Examples of high GI foods include: white bread, scones, rice cakes, jelly beans and soft drinks.
Examples of moderate GI foods include: crumpets, pineapple, sultanas, and basmati rice.
Examples of low GI foods include: apples, pears, sweet potato, sweet corn, rolled oats, pasta, lentils, kidney beans, milk and yoghurt.
For a full database on the GI of most foods, refer to glycemicindex.com
Both the amount and type of carbohydrate eaten will affect blood glucose levels. Although a food may be low GI, if it is eaten in excessive quantities, the total amount of carbohydrate (glycaemic load) ingested for that meal may still cause increased blood glucose levels. Consuming small portions of low GI foods throughout the day is recommended. People prescribed insulin as part of their diabetes management (Type 1 and Type 2) need to ensure that their insulin dose matches their blood glucose level and carbohydrate intake, to maintain optimal blood glucose control. This requires knowledge of how much carbohydrate is in different foods and different portion sizes.
Exercise is important for people with diabetes provided their blood glucose and diabetes complications are controlled. To improve glycaemic control, manage body composition and optimise cardiovascular health, patients with diabetes should aim to achieve the following exercise recommendations:
At least 150 minutes of moderate-intensity cardiorespiratory exercise per week or at least 90 minutes of vigorous intensity per week. These guidelines may be achieved through various combinations of moderate and vigorous intensity exercise.
Additionally patients with Type 2 Diabetes are encouraged to do three resistance training sessions each week, exercising all the major muscle groups.
It should be noted that in some instances patients with Type 2 Diabetes may not be able to meet recommended exercise targets. In such situations patients should be encouraged to exercise within any limitations and achieve as much exercise as possible, hopefully progressively increasing their exercise levels to the minimum target outlined above.
For athletes with Type 1 Diabetes, it is recommended to consult with a Diabetes Educator, Sports Physician and Accredited Sports Dietitian to implement an appropriate exercise management plan.
Blood Glucose Monitoring
Hypoglycaemia can result when blood glucose is ≤ 4.0mmol/L; however the onset and symptoms of hypoglycaemia varies between individuals. Self-monitoring blood glucose testing is recognised as an invaluable diabetes management tool, which assists in monitoring the effectiveness of medications, dietary influences and exercise. Blood glucose monitoring is particularly important with regard to exercise to minimise the likelihood of developing hypoglycaemia.
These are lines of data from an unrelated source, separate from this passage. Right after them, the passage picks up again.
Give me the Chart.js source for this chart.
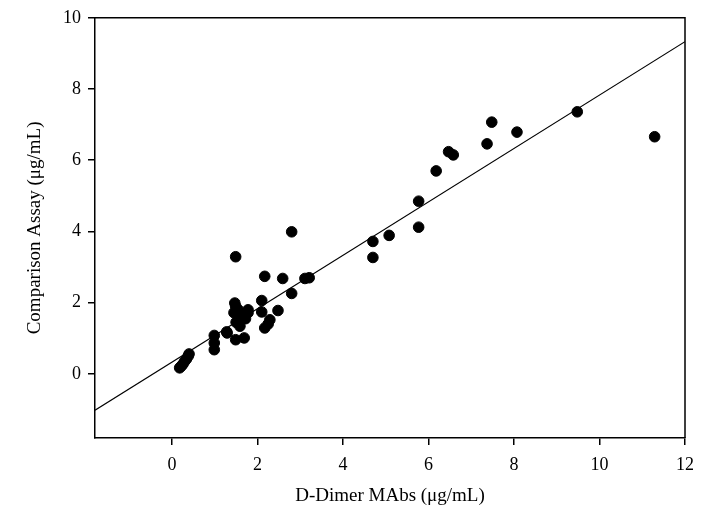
<!DOCTYPE html>
<html>
<head>
<meta charset="utf-8">
<script src="https://cdn.jsdelivr.net/npm/chart.js@4/dist/chart.umd.min.js"></script>
<style>
  html, body { margin: 0; padding: 0; background: #fff; }
  #wrap { width: 720px; height: 522px; }
</style>
</head>
<body>
<div id="wrap"><canvas id="c" width="720" height="522"></canvas></div>
<script>
// Scatter data: D-Dimer MAbs (x) vs Comparison Assay (y), µg/mL
const xValues = [0.18, 0.22, 0.26, 0.30, 0.34, 0.38, 0.40,
  0.99, 0.99, 0.99, 1.28, 1.29,
  1.47, 1.45, 1.50, 1.55, 1.59, 1.63, 1.67, 1.72, 1.78, 1.78, 1.69, 1.49, 1.49,
  1.49,
  2.10, 2.10, 2.17, 2.25, 2.29, 2.48, 2.17, 2.59, 2.80, 2.80, 3.11, 3.21,
  4.70, 4.70, 5.08, 5.77, 5.77, 6.18, 6.47, 6.58, 7.37, 7.48, 8.07, 9.48, 11.29];
const yValues = [0.17, 0.22, 0.28, 0.36, 0.42, 0.50, 0.56,
  1.08, 0.87, 0.68, 1.18, 1.15,
  1.99, 1.72, 1.45, 1.80, 1.34, 1.57, 1.62, 1.55, 1.80, 1.72, 1.01, 0.96, 1.90,
  3.29,
  2.06, 1.74, 1.29, 1.40, 1.52, 1.78, 2.74, 2.68, 3.99, 2.26, 2.68, 2.70,
  3.72, 3.27, 3.89, 4.85, 4.12, 5.70, 6.24, 6.15, 6.46, 7.07, 6.79, 7.36, 6.66];
// Regression line endpoints
const fitX = [-1.8, 12];
const fitY = [-1.02, 9.33];
// Tick labels
const xTicks = [0, 2, 4, 6, 8, 10, 12];
const yTicks = [0, 2, 4, 6, 8, 10];

const points = xValues.map((x, i) => ({ x: x, y: yValues[i] }));
const fitLine = fitX.map((x, i) => ({ x: x, y: fitY[i] }));

const FONT = "'Liberation Serif', 'Times New Roman', serif";

const framePlugin = {
  id: 'frame',
  afterDatasetsDraw(chart) {
    const { ctx, chartArea: a } = chart;
    ctx.save();
    ctx.strokeStyle = '#000';
    ctx.lineWidth = 1.5;
    ctx.beginPath();
    ctx.moveTo(a.left, a.top);
    ctx.lineTo(a.right, a.top);
    ctx.lineTo(a.right, a.bottom);
    ctx.stroke();
    ctx.restore();
  }
};

new Chart(document.getElementById('c'), {
  type: 'scatter',
  data: {
    datasets: [
      {
        type: 'line',
        data: fitLine,
        borderColor: '#000',
        borderWidth: 1.2,
        pointRadius: 0,
        fill: false,
        tension: 0,
        order: 2
      },
      {
        data: points,
        backgroundColor: '#000',
        borderColor: '#000',
        pointRadius: 5.3,
        pointHoverRadius: 5.3,
        order: 1
      }
    ]
  },
  options: {
    responsive: false,
    animation: false,
    devicePixelRatio: 1,
    layout: { padding: { top: 16, right: 35, bottom: 0, left: 0 } },
    plugins: { legend: { display: false }, tooltip: { enabled: false } },
    scales: {
      x: {
        type: 'linear',
        min: -1.8,
        max: 12,
        afterBuildTicks: (s) => { s.ticks = xTicks.map(v => ({ value: v })); },
        afterFit: (s) => { s.height = 84; },
        grid: { drawOnChartArea: false, drawTicks: true, tickLength: 7, color: '#000', lineWidth: 1.5 },
        border: { display: true, color: '#000', width: 1.5 },
        ticks: { color: '#000', font: { family: FONT, size: 18 }, padding: 9, maxRotation: 0 },
        title: { display: true, text: 'D-Dimer MAbs (μg/mL)', color: '#000', font: { family: FONT, size: 19 }, padding: { top: 0, bottom: 15 } }
      },
      y: {
        type: 'linear',
        min: -1.8,
        max: 10,
        afterBuildTicks: (s) => { s.ticks = yTicks.map(v => ({ value: v })); },
        afterFit: (s) => { s.width = 95; },
        grid: { drawOnChartArea: false, drawTicks: true, tickLength: 7, color: '#000', lineWidth: 1.5 },
        border: { display: true, color: '#000', width: 1.5 },
        ticks: { color: '#000', font: { family: FONT, size: 18 }, padding: 7 },
        title: { display: true, text: 'Comparison Assay (μg/mL)', color: '#000', font: { family: FONT, size: 19 }, padding: { top: 24, bottom: 0 } }
      }
    }
  },
  plugins: [framePlugin]
});
</script>
</body>
</html>
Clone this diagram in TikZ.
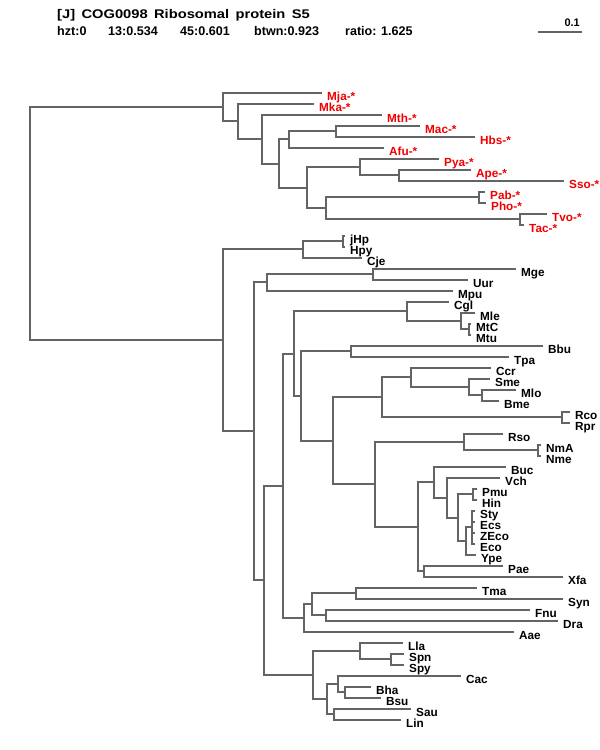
\documentclass[tikz,border=0pt]{standalone}
\usepackage{fontspec}
\setmainfont{Liberation Sans}
\definecolor{treeline}{RGB}{100,100,100}
\definecolor{labred}{RGB}{240,0,0}
\newcommand\labfont{\fontsize{11.8}{13}\selectfont\bfseries}
\newcommand\ttlfont{\fontsize{12.6}{14}\selectfont\bfseries}
\newcommand\mkleaf[5]{%
  \coordinate (t#1) at ({round(#2)},{round(#3)});
  \node[#4] (#1) at ([xshift=6bp,yshift=-7.5bp]t#1) {#5};}
\newcommand\mknode[3]{\coordinate (#1) at ({round(#2)},{round(#3)});}
\begin{document}
\begin{tikzpicture}[x=1bp,y=-1bp,
  edge/.style={draw=treeline,line width=2bp,line cap=rect},
  lab/.style={anchor=base west,inner sep=0pt,font=\labfont,text=black},
  arc/.style={lab,text=labred},
  hdr/.style={anchor=base west,inner sep=0pt,font=\ttlfont,text=black}]
\useasboundingbox (0,0) rectangle (600,750);
% header
\node[hdr] (title) at (57,18.5) {\scalebox{1.17}[1]{\spaceskip=5.5bp [J] COG0098 Ribosomal protein S5}};
\node[hdr] (s1) at (57,35.5) {hzt:0};
\node[hdr] (s2) at (108,35.5) {13:0.534};
\node[hdr] (s3) at (180,35.5) {45:0.601};
\node[hdr] (s4) at (254,35.5) {btwn:0.923};
\node[hdr] (s5) at (345,35.5) {ratio: 1.625};
\coordinate (sbA) at (539,32);
\coordinate (sbB) at (581,32);
\draw[edge,line width=1.4bp] (sbA) -- (sbB);
\node[anchor=base east,inner sep=0pt,font=\fontsize{11}{12}\selectfont\bfseries] (sblab) at (580,27) {0.1};
% leaves
\mkleaf{Mja}{320.7}{92.7}{arc}{Mja-*}
\mkleaf{Mka}{312.7}{103.7}{arc}{Mka-*}
\mkleaf{Mth}{381}{114.7}{arc}{Mth-*}
\mkleaf{Mac}{419.3}{125.7}{arc}{Mac-*}
\mkleaf{Hbs}{474.3}{136.7}{arc}{Hbs-*}
\mkleaf{Afu}{383.3}{147.7}{arc}{Afu-*}
\mkleaf{Pya}{438.3}{158.7}{arc}{Pya-*}
\mkleaf{Ape}{470}{169.7}{arc}{Ape-*}
\mkleaf{Sso}{563.3}{180.7}{arc}{Sso-*}
\mkleaf{Pab}{484.3}{191.7}{arc}{Pab-*}
\mkleaf{Pho}{485}{202.7}{arc}{Pho-*}
\mkleaf{Tvo}{546}{213.7}{arc}{Tvo-*}
\mkleaf{Tac}{522.7}{224.7}{arc}{Tac-*}
\mkleaf{jHp}{344}{235.7}{lab}{jHp}
\mkleaf{Hpy}{344}{246.7}{lab}{Hpy}
\mkleaf{Cje}{361}{257.7}{lab}{Cje}
\mkleaf{Mge}{515}{268.7}{lab}{Mge}
\mkleaf{Uur}{466.7}{279.7}{lab}{Uur}
\mkleaf{Mpu}{451.7}{290.7}{lab}{Mpu}
\mkleaf{Cgl}{448.3}{301.7}{lab}{Cgl}
\mkleaf{Mle}{474}{312.7}{lab}{Mle}
\mkleaf{MtC}{470}{323.7}{lab}{MtC}
\mkleaf{Mtu}{470}{334.7}{lab}{Mtu}
\mkleaf{Bbu}{541.7}{345.7}{lab}{Bbu}
\mkleaf{Tpa}{508.3}{356.7}{lab}{Tpa}
\mkleaf{Ccr}{490}{367.7}{lab}{Ccr}
\mkleaf{Sme}{489}{378.7}{lab}{Sme}
\mkleaf{Mlo}{515}{389.7}{lab}{Mlo}
\mkleaf{Bme}{497.7}{400.7}{lab}{Bme}
\mkleaf{Rco}{569.3}{411.7}{lab}{Rco}
\mkleaf{Rpr}{569.3}{422.7}{lab}{Rpr}
\mkleaf{Rso}{501.7}{433.7}{lab}{Rso}
\mkleaf{NmA}{540}{444.7}{lab}{NmA}
\mkleaf{Nme}{540}{455.7}{lab}{Nme}
\mkleaf{Buc}{505}{466.7}{lab}{Buc}
\mkleaf{Vch}{499.3}{477.7}{lab}{Vch}
\mkleaf{Pmu}{475.5}{488.7}{lab}{Pmu}
\mkleaf{Hin}{475.5}{499.7}{lab}{Hin}
\mkleaf{Sty}{473.5}{510.7}{lab}{Sty}
\mkleaf{Ecs}{473.5}{521.7}{lab}{Ecs}
\mkleaf{ZEco}{473.5}{532.7}{lab}{ZEco}
\mkleaf{Eco}{473.5}{543.7}{lab}{Eco}
\mkleaf{Ype}{475}{554.7}{lab}{Ype}
\mkleaf{Pae}{501.7}{565.7}{lab}{Pae}
\mkleaf{Xfa}{561.7}{576.7}{lab}{Xfa}
\mkleaf{Tma}{476}{587.7}{lab}{Tma}
\mkleaf{Syn}{561.7}{598.7}{lab}{Syn}
\mkleaf{Fnu}{529.3}{609.7}{lab}{Fnu}
\mkleaf{Dra}{557.3}{620.7}{lab}{Dra}
\mkleaf{Aae}{513.3}{631.7}{lab}{Aae}
\mkleaf{Lla}{401.7}{642.7}{lab}{Lla}
\mkleaf{Spn}{403.3}{653.7}{lab}{Spn}
\mkleaf{Spy}{403.3}{664.7}{lab}{Spy}
\mkleaf{Cac}{460}{675.7}{lab}{Cac}
\mkleaf{Bha}{370}{686.7}{lab}{Bha}
\mkleaf{Bsu}{380}{697.7}{lab}{Bsu}
\mkleaf{Sau}{410}{708.7}{lab}{Sau}
\mkleaf{Lin}{400}{719.7}{lab}{Lin}
% internal nodes
\mknode{Root}{30}{223.75}
\mknode{A1}{223}{107.05}
\mknode{A2}{237.7}{121.4}
\mknode{A3}{262}{139.11}
\mknode{A4}{279.3}{163.51}
\mknode{A5}{288.7}{139.45}
\mknode{MH}{335.7}{131.2}
\mknode{A6}{306.7}{187.58}
\mknode{C1}{360.3}{166.95}
\mknode{C3}{399}{175.2}
\mknode{C2}{325.7}{208.2}
\mknode{PP}{479.3}{197.2}
\mknode{TT}{520}{219.2}
\mknode{B0}{222.7}{340.44}
\mknode{HC}{302.7}{249.45}
\mknode{JH}{342.7}{241.2}
\mknode{B1}{254.3}{431.43}
\mknode{MU}{266.7}{282.45}
\mknode{MgU}{372.7}{274.2}
\mknode{B2}{264}{580.41}
\mknode{B3}{282.7}{485.81}
\mknode{B4}{293.7}{353.66}
\mknode{CM}{406.7}{311.33}
\mknode{M}{461}{320.95}
\mknode{MM}{468.7}{329.2}
\mknode{B5}{300.7}{396.0}
\mknode{BT}{351}{351.2}
\mknode{B6}{333.3}{440.79}
\mknode{Al}{381.7}{397.26}
\mknode{CS}{410.7}{377.33}
\mknode{SMB}{469.3}{386.95}
\mknode{MB}{481.7}{395.2}
\mknode{RR}{561.7}{417.2}
\mknode{BG}{375}{484.32}
\mknode{RN}{464}{441.95}
\mknode{NN}{538.3}{450.2}
\mknode{G}{418.3}{526.69}
\mknode{Ent}{434.3}{482.17}
\mknode{V}{447.3}{497.64}
\mknode{PE}{458}{517.58}
\mknode{PH}{473.3}{494.2}
\mknode{EY}{465.5}{540.95}
\mknode{E}{472.3}{527.2}
\mknode{PX}{424}{571.2}
\mknode{B7}{304}{617.95}
\mknode{B8}{311.7}{604.2}
\mknode{TS}{356}{593.2}
\mknode{FD}{326}{615.2}
\mknode{B9}{313.3}{675.01}
\mknode{LS}{360}{650.95}
\mknode{SS}{390.7}{659.2}
\mknode{BC}{326.7}{699.08}
\mknode{CB}{338.3}{683.95}
\mknode{BB}{345}{692.2}
\mknode{SL}{334}{714.2}
% edges
\foreach \p/\c in {Root/A1,Root/B0,
  A1/tMja,A1/A2,A2/tMka,A2/A3,A3/tMth,A3/A4,A4/A5,A4/A6,
  A5/MH,A5/tAfu,MH/tMac,MH/tHbs,A6/C1,A6/C2,C1/tPya,C1/C3,
  C3/tApe,C3/tSso,C2/PP,C2/TT,PP/tPab,PP/tPho,TT/tTvo,TT/tTac,
  B0/HC,B0/B1,HC/JH,HC/tCje,JH/tjHp,JH/tHpy,
  B1/MU,B1/B2,MU/MgU,MU/tMpu,MgU/tMge,MgU/tUur,
  B2/B3,B2/B9,B3/B4,B3/B7,B4/CM,B4/B5,CM/tCgl,CM/M,M/tMle,M/MM,
  MM/tMtC,MM/tMtu,B5/BT,B5/B6,BT/tBbu,BT/tTpa,B6/Al,B6/BG,
  Al/CS,Al/RR,CS/tCcr,CS/SMB,SMB/tSme,SMB/MB,MB/tMlo,MB/tBme,
  RR/tRco,RR/tRpr,BG/RN,BG/G,RN/tRso,RN/NN,NN/tNmA,NN/tNme,
  G/Ent,G/PX,Ent/tBuc,Ent/V,V/tVch,V/PE,PE/PH,PE/EY,PH/tPmu,PH/tHin,
  EY/E,EY/tYpe,E/tSty,E/tEcs,E/tZEco,E/tEco,PX/tPae,PX/tXfa,
  B7/B8,B7/tAae,B8/TS,B8/FD,TS/tTma,TS/tSyn,FD/tFnu,FD/tDra,
  B9/LS,B9/BC,LS/tLla,LS/SS,SS/tSpn,SS/tSpy,BC/CB,BC/SL,
  CB/tCac,CB/BB,BB/tBha,BB/tBsu,SL/tSau,SL/tLin}
  \draw[edge] (\p) |- (\c);
\end{tikzpicture}
\end{document}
Managing blood glucose levels around exercise
To avoid hypoglycaemia associated with exercise it is recommended that blood glucose readings be taken immediately prior to exercise, intermittently throughout exercise, and upon the completion of exercise. Hypoglycaemia can be delayed and occur up to 24 hours after exercise, therefore blood glucose monitoring is particularly important during the period following exercise. People with Type 1 Diabetes or individuals with Type 2 Diabetes who require insulin should plan ahead with exercise as there is a higher likelihood of exercise-induced hypoglycaemia.
Hypoglycaemia can be avoided by carrying a convenient high GI carbohydrate food that can be consumed at the onset of symptoms or a low blood glucose reading during exercise. Exercise should not be performed when blood glucose levels are > 15.0mmol/L or when ketones are present. It is recommended you see a GP or endocrinologist should this occur.